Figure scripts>
==============================
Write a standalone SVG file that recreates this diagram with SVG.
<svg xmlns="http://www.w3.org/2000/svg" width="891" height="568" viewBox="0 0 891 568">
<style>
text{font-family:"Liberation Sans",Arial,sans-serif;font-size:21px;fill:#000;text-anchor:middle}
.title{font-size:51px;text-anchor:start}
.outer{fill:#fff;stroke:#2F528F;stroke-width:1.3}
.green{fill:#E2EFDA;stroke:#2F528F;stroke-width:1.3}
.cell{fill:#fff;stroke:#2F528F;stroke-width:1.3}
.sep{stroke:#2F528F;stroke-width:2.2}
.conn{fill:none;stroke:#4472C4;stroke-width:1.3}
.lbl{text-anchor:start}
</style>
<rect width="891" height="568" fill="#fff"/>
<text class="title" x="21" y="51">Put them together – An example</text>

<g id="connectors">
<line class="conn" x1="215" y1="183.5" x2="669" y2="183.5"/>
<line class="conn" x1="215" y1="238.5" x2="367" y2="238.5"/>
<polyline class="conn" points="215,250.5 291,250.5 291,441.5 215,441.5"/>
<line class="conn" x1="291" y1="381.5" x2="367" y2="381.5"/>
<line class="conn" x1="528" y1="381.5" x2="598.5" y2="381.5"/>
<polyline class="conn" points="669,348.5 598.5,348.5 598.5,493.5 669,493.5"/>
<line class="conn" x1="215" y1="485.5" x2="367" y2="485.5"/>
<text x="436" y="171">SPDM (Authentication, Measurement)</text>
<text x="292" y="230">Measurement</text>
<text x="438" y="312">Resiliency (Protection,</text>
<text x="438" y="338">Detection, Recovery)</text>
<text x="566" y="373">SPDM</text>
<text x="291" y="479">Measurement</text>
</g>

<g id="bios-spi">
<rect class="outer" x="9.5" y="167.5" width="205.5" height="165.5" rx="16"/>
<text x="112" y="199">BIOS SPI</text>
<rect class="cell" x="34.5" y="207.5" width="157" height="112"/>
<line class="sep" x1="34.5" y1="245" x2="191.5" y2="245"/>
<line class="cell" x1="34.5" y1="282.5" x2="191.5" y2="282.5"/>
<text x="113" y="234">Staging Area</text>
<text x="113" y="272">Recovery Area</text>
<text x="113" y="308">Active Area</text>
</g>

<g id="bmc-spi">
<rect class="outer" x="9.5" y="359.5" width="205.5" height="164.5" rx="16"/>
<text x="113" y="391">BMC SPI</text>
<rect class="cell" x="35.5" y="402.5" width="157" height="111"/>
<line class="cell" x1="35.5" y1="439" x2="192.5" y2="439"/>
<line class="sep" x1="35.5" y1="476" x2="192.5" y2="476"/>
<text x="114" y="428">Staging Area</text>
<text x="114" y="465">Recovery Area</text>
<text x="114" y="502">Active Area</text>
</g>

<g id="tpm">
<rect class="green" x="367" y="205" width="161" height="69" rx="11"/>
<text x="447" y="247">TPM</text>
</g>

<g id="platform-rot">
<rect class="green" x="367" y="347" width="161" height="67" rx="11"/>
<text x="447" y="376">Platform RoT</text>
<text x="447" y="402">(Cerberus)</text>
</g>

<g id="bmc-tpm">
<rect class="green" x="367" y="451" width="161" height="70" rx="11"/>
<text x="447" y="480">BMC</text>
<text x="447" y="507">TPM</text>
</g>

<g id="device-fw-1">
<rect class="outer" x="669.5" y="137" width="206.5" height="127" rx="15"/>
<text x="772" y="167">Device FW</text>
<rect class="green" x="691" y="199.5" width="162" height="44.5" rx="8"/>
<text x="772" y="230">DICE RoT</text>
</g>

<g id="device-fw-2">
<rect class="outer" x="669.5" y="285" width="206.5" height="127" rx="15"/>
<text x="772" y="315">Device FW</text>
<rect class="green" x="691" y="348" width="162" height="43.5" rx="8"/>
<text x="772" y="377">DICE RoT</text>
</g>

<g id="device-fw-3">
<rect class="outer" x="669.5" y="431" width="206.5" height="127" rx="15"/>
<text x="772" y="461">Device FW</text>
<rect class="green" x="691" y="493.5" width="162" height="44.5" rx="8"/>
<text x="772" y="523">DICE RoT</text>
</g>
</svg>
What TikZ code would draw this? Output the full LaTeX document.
==============================
Pull out all lines from the listing that contain the string "this".

SOLUTION BELOW>
Write a standalone SVG file that recreates this diagram with SVG.
What TikZ code would draw this? Output the full LaTeX document.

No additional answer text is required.